▶ **REQUIRED WORK**
Give the data again, word for word.

Charts and diagrams as code
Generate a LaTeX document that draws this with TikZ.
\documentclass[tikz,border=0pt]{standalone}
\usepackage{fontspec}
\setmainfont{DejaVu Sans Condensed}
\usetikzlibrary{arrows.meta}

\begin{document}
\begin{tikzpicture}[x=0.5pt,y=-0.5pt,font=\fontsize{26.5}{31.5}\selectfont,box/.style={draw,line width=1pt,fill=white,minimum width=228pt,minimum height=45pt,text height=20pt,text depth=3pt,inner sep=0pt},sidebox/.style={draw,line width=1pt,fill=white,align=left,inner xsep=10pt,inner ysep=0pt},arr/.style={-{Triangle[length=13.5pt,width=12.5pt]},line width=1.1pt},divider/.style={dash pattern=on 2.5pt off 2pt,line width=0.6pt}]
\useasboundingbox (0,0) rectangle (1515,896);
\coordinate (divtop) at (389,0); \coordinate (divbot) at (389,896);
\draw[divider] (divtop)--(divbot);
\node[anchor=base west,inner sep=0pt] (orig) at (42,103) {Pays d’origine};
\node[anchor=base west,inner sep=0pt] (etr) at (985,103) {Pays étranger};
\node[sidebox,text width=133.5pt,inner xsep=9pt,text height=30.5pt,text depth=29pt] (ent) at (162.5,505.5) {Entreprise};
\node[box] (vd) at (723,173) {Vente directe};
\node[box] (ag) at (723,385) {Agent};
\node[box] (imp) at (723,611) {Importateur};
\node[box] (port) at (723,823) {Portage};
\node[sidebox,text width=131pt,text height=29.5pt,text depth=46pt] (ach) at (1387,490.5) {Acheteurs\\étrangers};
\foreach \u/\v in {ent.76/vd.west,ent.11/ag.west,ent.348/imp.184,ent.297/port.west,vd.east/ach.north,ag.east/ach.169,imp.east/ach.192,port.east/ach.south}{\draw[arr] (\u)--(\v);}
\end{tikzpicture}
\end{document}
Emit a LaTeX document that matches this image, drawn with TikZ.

▶ **EXERCISE RESPONSE**
Generate a LaTeX document that draws this with TikZ.
\documentclass[tikz,border=0pt]{standalone}
\usepackage{fontspec}
\setmainfont{DejaVu Sans Condensed}
\usetikzlibrary{arrows.meta}

\begin{document}
\begin{tikzpicture}[x=0.5pt,y=-0.5pt,font=\fontsize{26.5}{31.5}\selectfont,box/.style={draw,line width=1pt,fill=white,minimum width=228pt,minimum height=45pt,text height=20pt,text depth=3pt,inner sep=0pt},sidebox/.style={draw,line width=1pt,fill=white,align=left,inner xsep=10pt,inner ysep=0pt},arr/.style={-{Triangle[length=13.5pt,width=12.5pt]},line width=1.1pt},divider/.style={dash pattern=on 2.5pt off 2pt,line width=0.6pt}]
\useasboundingbox (0,0) rectangle (1515,896);
\coordinate (divtop) at (389,0); \coordinate (divbot) at (389,896);
\draw[divider] (divtop)--(divbot);
\node[anchor=base west,inner sep=0pt] (orig) at (42,103) {Pays d’origine};
\node[anchor=base west,inner sep=0pt] (etr) at (985,103) {Pays étranger};
\node[sidebox,text width=133.5pt,inner xsep=9pt,text height=30.5pt,text depth=29pt] (ent) at (162.5,505.5) {Entreprise};
\node[box] (vd) at (723,173) {Vente directe};
\node[box] (ag) at (723,385) {Agent};
\node[box] (imp) at (723,611) {Importateur};
\node[box] (port) at (723,823) {Portage};
\node[sidebox,text width=131pt,text height=29.5pt,text depth=46pt] (ach) at (1387,490.5) {Acheteurs\\étrangers};
\foreach \u/\v in {ent.76/vd.west,ent.11/ag.west,ent.348/imp.184,ent.297/port.west,vd.east/ach.north,ag.east/ach.169,imp.east/ach.192,port.east/ach.south}{\draw[arr] (\u)--(\v);}
\end{tikzpicture}
\end{document}
Emit a LaTeX document that matches this image, drawn with TikZ.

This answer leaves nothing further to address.